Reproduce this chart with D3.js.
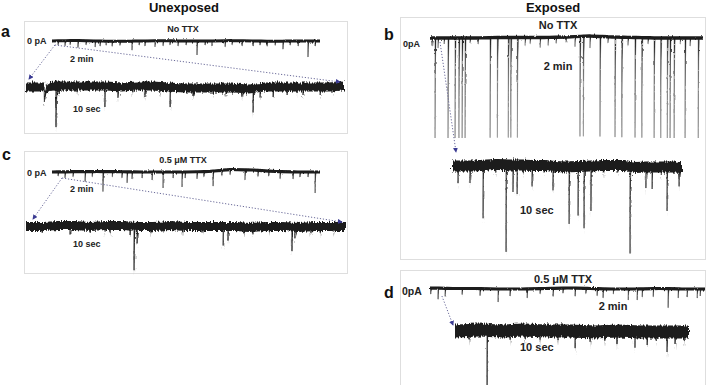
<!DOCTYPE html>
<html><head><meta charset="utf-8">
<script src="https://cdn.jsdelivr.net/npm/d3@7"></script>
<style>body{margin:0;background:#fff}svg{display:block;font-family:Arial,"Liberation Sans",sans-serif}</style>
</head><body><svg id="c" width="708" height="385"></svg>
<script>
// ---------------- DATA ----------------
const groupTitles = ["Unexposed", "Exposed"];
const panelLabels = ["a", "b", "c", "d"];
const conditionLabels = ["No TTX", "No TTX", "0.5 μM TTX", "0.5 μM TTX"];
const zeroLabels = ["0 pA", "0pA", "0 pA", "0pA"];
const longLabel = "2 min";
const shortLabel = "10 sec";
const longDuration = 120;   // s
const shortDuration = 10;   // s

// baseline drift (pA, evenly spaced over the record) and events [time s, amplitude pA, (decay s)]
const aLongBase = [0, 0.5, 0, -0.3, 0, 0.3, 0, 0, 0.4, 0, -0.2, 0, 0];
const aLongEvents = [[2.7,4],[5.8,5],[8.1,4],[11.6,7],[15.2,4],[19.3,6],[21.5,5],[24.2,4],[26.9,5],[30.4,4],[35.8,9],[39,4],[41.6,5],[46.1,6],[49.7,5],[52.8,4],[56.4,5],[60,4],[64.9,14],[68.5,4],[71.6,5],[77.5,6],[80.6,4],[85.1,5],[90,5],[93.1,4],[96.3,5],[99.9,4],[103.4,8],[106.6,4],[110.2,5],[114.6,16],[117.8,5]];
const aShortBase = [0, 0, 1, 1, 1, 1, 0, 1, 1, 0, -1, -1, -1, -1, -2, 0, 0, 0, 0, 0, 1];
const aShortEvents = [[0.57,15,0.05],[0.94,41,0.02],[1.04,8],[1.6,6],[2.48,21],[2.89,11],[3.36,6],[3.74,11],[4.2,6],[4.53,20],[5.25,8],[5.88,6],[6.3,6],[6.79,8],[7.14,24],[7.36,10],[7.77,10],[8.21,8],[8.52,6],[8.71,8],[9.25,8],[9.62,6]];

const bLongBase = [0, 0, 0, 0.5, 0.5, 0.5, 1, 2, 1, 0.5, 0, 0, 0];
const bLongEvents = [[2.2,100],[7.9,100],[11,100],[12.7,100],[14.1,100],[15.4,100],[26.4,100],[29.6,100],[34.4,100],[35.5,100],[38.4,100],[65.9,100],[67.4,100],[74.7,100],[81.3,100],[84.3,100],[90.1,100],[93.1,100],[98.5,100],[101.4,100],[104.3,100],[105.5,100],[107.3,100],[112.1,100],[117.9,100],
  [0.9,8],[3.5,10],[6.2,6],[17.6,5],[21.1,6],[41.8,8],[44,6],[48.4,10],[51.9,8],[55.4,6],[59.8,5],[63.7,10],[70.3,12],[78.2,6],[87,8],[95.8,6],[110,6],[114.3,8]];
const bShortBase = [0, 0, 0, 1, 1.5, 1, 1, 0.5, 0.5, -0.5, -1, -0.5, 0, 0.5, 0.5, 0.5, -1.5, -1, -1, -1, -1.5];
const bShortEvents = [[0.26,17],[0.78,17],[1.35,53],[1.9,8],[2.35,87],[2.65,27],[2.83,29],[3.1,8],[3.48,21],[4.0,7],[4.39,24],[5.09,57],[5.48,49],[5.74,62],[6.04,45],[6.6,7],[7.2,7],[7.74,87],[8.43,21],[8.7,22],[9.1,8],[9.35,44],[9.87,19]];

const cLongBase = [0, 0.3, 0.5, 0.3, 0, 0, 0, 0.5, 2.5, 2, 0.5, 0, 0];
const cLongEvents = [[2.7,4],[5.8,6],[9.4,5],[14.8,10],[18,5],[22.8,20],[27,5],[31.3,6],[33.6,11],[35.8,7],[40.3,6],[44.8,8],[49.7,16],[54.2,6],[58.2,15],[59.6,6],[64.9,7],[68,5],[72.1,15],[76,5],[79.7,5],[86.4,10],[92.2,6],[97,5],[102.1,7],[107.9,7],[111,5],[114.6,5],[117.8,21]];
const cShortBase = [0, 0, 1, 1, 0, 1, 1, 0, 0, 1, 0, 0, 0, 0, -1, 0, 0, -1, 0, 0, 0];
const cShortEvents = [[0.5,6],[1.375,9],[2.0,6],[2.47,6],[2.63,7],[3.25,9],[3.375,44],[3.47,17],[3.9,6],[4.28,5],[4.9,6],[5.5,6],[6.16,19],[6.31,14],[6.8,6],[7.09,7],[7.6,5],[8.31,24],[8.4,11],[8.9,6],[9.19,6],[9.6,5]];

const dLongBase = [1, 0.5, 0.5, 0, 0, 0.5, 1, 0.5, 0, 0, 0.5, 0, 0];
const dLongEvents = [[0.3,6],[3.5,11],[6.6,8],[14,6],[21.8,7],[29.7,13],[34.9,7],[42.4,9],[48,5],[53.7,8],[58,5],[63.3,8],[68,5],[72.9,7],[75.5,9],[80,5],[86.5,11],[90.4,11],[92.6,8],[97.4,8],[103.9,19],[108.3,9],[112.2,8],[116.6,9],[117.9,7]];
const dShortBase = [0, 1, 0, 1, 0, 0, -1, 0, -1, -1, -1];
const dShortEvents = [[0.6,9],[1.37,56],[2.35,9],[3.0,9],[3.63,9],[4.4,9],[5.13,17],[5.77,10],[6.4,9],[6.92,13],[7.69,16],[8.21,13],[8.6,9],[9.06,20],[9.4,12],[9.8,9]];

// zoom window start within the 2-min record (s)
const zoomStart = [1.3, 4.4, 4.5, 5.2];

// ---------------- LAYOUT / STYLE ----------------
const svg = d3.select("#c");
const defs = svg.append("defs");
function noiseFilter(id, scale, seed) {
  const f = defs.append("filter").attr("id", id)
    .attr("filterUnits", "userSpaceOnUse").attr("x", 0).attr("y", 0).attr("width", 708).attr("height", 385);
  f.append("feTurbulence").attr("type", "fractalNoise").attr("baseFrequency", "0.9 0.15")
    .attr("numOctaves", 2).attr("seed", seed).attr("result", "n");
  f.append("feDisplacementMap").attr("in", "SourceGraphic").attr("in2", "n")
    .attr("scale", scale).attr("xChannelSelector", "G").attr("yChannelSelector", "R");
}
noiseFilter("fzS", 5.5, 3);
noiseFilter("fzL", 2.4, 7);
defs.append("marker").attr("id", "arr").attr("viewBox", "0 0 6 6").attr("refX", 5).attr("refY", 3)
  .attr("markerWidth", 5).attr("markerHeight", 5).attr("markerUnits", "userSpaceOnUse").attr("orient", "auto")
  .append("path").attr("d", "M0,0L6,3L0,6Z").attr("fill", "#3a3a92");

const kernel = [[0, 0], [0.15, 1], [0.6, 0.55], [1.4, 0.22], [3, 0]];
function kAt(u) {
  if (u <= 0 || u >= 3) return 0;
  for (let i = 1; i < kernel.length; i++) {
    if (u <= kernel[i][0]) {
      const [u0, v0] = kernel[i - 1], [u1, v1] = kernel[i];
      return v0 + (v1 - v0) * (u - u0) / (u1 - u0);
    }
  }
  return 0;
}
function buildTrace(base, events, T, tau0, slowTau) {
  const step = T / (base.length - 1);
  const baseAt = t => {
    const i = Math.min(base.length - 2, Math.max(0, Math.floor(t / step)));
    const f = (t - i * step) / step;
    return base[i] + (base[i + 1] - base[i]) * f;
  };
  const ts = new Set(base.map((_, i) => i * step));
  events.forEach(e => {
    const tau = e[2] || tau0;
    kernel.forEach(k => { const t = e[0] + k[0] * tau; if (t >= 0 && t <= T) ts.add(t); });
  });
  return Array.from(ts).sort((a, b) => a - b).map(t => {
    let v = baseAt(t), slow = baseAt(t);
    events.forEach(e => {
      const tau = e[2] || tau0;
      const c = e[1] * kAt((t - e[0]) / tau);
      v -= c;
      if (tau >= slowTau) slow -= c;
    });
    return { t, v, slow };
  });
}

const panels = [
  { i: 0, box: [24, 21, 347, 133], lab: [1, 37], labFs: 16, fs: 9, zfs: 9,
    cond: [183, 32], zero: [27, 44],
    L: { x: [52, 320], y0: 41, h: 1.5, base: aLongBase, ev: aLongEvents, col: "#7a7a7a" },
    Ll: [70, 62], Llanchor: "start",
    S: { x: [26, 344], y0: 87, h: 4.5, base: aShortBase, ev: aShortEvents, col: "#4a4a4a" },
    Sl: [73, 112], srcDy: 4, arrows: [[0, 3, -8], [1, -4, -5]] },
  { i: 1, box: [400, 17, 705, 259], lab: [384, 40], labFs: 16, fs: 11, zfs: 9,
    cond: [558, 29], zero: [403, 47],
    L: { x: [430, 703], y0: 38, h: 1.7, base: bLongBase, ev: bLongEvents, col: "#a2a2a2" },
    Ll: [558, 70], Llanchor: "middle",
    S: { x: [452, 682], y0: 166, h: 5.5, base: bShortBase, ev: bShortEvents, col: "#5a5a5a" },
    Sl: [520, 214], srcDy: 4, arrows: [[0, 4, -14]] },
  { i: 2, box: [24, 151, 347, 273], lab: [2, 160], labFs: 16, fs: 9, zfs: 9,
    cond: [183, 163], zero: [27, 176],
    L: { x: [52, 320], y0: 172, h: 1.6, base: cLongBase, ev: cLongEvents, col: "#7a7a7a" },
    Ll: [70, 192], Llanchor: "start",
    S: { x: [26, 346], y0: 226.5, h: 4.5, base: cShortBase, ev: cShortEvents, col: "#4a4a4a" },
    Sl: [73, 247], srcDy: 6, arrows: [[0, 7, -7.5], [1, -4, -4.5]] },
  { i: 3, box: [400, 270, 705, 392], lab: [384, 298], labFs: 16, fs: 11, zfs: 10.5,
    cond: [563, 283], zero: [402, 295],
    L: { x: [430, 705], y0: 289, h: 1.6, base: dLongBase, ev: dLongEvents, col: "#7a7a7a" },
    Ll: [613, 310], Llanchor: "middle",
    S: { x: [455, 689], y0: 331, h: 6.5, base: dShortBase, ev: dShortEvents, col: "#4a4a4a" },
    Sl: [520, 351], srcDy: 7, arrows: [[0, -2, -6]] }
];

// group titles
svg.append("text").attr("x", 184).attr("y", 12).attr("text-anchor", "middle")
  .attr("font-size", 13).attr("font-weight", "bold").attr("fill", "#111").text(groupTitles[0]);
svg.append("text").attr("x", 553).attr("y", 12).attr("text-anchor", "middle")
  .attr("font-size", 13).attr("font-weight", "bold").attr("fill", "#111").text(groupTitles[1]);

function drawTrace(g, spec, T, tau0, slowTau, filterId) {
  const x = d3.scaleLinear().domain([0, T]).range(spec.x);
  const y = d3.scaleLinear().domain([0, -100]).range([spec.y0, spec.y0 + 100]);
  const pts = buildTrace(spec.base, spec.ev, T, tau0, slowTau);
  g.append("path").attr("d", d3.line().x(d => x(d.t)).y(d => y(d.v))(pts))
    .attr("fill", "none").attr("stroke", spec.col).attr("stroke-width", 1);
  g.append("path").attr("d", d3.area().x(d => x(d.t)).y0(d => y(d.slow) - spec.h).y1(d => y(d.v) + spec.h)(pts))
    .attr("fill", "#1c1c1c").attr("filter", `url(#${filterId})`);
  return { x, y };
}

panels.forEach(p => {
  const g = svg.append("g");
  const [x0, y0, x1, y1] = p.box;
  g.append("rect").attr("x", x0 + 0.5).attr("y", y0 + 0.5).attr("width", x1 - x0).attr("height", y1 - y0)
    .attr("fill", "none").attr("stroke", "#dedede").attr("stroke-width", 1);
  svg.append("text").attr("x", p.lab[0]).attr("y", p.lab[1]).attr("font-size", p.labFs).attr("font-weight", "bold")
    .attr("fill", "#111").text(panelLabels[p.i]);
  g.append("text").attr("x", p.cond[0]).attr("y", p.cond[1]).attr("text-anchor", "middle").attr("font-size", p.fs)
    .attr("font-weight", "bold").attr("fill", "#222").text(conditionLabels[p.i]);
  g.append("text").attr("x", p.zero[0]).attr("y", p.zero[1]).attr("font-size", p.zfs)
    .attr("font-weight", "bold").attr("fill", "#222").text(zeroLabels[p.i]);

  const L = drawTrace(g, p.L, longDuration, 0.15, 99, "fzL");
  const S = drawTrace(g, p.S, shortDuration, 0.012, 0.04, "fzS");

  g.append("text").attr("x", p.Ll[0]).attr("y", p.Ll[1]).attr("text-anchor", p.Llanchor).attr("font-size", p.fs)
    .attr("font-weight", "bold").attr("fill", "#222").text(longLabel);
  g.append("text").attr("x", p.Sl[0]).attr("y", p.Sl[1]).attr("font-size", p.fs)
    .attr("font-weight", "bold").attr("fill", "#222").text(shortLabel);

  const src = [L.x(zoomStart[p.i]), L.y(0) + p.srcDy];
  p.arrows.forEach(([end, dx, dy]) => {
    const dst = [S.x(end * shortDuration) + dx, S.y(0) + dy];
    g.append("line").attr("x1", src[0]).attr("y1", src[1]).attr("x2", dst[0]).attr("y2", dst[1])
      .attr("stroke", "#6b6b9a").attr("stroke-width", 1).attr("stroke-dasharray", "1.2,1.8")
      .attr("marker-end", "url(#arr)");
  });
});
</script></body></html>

§ **Directions for this task**
Repeat only what lies between the start of the data and the end of the line containing "const shortDuration = 10;", exactly, with pictures left out.

§ **Exercise response**
Reproduce this chart with D3.js.
<!DOCTYPE html>
<html><head><meta charset="utf-8">
<script src="https://cdn.jsdelivr.net/npm/d3@7"></script>
<style>body{margin:0;background:#fff}svg{display:block;font-family:Arial,"Liberation Sans",sans-serif}</style>
</head><body><svg id="c" width="708" height="385"></svg>
<script>
// ---------------- DATA ----------------
const groupTitles = ["Unexposed", "Exposed"];
const panelLabels = ["a", "b", "c", "d"];
const conditionLabels = ["No TTX", "No TTX", "0.5 μM TTX", "0.5 μM TTX"];
const zeroLabels = ["0 pA", "0pA", "0 pA", "0pA"];
const longLabel = "2 min";
const shortLabel = "10 sec";
const longDuration = 120;   // s
const shortDuration = 10;   // s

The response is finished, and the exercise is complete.